The Flyknit upper of this trainer is highly flexible and conforms to the shape of the runner’s foot after lace-up, offering a superior amount of flexibility. Its outsole is also very flexible thanks to the numerous flex grooves cut through its forefoot.
Thanks to its low drop, the Flyknit 3.0 is a highly stable running shoe. Runners will feel secure and firm after lace-up thanks to its collar, which locks the foot firmly in the foot chamber. However, it truly is because of its low drop that provides this shoe with its superior stability. Keep in mind, though, that this is not specifically a stability shoe
The 4mm heel to toe drop of the Flyknit 3.0 is much lower than the standard drop found in most running shoes. Although it is not a zero-drop shoe, this is still a very low drop for a trainer and it provides superior overall stability. This is also a good transition for those who don’t want to switch to a zero drop
but still would like to experience a significantly lower drop in their running shoe.

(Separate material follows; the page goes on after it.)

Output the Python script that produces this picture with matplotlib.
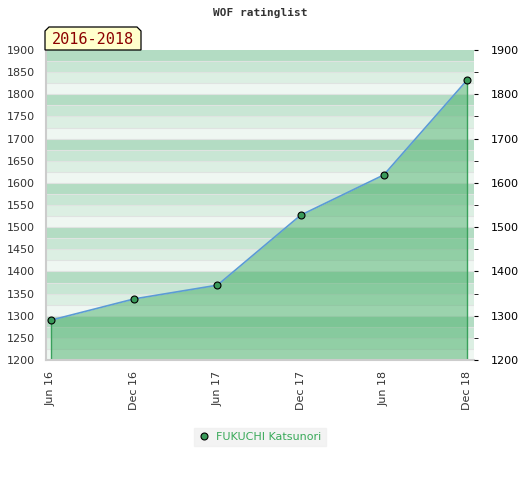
import matplotlib
matplotlib.use("Agg")
import matplotlib.pyplot as plt
from matplotlib.patches import Polygon
from matplotlib.lines import Line2D

title = "WOF ratinglist"
period = "2016-2018"
player = "FUKUCHI Katsunori"
months = [0, 6, 12, 18, 24, 30]
tick_labels = ["Jun 16", "Dec 16", "Jun 17", "Dec 17", "Jun 18", "Dec 18"]
ratings = [1290, 1338, 1369, 1527, 1618, 1832]

W, H = 520, 480
fig = plt.figure(figsize=(W / 100, H / 100), dpi=100)
L, R, T, B = 46, 474, 50, 360
ax = fig.add_axes([L / W, 1 - B / H, (R - L) / W, (B - T) / H])

ymin, ymax = 1200, 1900
stripe_cols = ["#b3dcc3", "#c8e6d4", "#dcefe3", "#eff7f2"]
for base in range(ymin, ymax, 100):
    for i in range(4):
        top = base + 100 - 25 * i
        ax.axhspan(top - 25, top, color=stripe_cols[i], lw=0, zorder=0)
for v in range(ymin + 25, ymax, 25):
    ax.axhline(v, color="#dfe3e1", lw=0.8, zorder=0.5)

ax.fill_between(months, ratings, ymin, color=(65/255, 172/255, 99/255), alpha=0.48,
                lw=0, zorder=1)
ax.vlines([months[0], months[-1]], ymin, [ratings[0], ratings[-1]], color="#3aa05c",
          lw=1, zorder=2)
ax.plot(months, ratings, color="#5b9bd5", lw=1.2, zorder=3)
ax.plot(months, ratings, ls="none", marker="o", ms=5, mfc="#3a9a5a", mec="black",
        mew=0.8, zorder=4)

ax.set_xlim(-0.36, 30.5)
ax.set_ylim(ymin, ymax)
ax.set_xticks(months)
ax.set_xticklabels(tick_labels, rotation=90, fontsize=8, color="#333333")
ax.tick_params(axis="x", length=0, pad=8)
ax.set_yticks(range(ymin, ymax + 1, 50))
ax.tick_params(axis="y", length=0, labelsize=8, labelcolor="#333333", pad=8)

for s in ["top", "right"]:
    ax.spines[s].set_visible(False)
ax.spines["left"].set_color("#cccccc")
ax.spines["bottom"].set_color("#cccccc")
ax.spines["left"].set_linewidth(1.5)
ax.spines["bottom"].set_linewidth(1.5)

ax2 = ax.twinx()
ax2.set_ylim(ymin, ymax)
ax2.set_yticks(range(ymin, ymax + 1, 100))
ax2.set_yticks(range(ymin + 50, ymax, 100), minor=True)
ax2.tick_params(axis="y", which="major", length=3, labelsize=8, labelcolor="black",
                pad=9, color="black")
ax2.tick_params(axis="y", which="minor", length=3, color="black")
for s in ax2.spines.values():
    s.set_visible(False)

fig.text(0.5, 1 - 13 / H, title, ha="center", va="center", fontsize=8,
         family="DejaVu Sans Mono", weight="bold", color="#333333")

# period label box with chamfered top corners
x0, x1, y0, y1, c = 45, 141, 27, 50, 4
pts = [(x0, y1), (x0, y0 + c), (x0 + c, y0), (x1 - c, y0), (x1, y0 + c), (x1, y1)]
pts = [(x / W, 1 - y / H) for x, y in pts]
fig.patches.append(Polygon(pts, closed=True, transform=fig.transFigure,
                           facecolor="#ffffcc", edgecolor="black", lw=0.9, zorder=5))
fig.text((x0 + x1) / 2 / W, 1 - 40 / H, period, ha="center", va="center",
         fontsize=11, family="DejaVu Sans Mono", color="#8b0000", zorder=6)

handle = Line2D([], [], ls="none", marker="o", ms=5, mfc="#3a9a5a", mec="black", mew=0.8)
leg = fig.legend([handle], [player], loc="center", bbox_to_anchor=(260 / W, 1 - 437 / H),
                 frameon=True, fontsize=8, handlelength=1, handletextpad=0.6,
                 borderpad=0.4, fancybox=False)
leg.get_frame().set_facecolor("#f0f0f0")
leg.get_frame().set_edgecolor("#f0f0f0")
for t in leg.get_texts():
    t.set_color("#3aaa5a")

fig.savefig("out.png", dpi=100)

• Extremely lightweight that gives the shoe a “barely there” feel
• Its design allows running without socks
• Flyknit upper is one of the most comfortable on the market
• Durable outsole that provides strong grip and comfort
• Flex grooves on the outsole make it a supremely flexible shoe
If a runner is looking for an ultra-lightweight, ultra-flexible shoe with a sock-like fit that offers extra protection and cushioning, then the Nike Free Flyknit 3.0 is the shoe for you. It provides one of the most natural rides on the market and can be worn without socks. Although it may be slightly pricey, this is a brand-name trainer that is well worth the investment, especially considering its lightweight, breathable design and durability. If a runner is used to wearing racing flats or likes to use their running shoes for everyday use, the Nike Free Flyknit 3.0 is a stylish, dynamic, high-end option that will deliver what it promises every step of the way.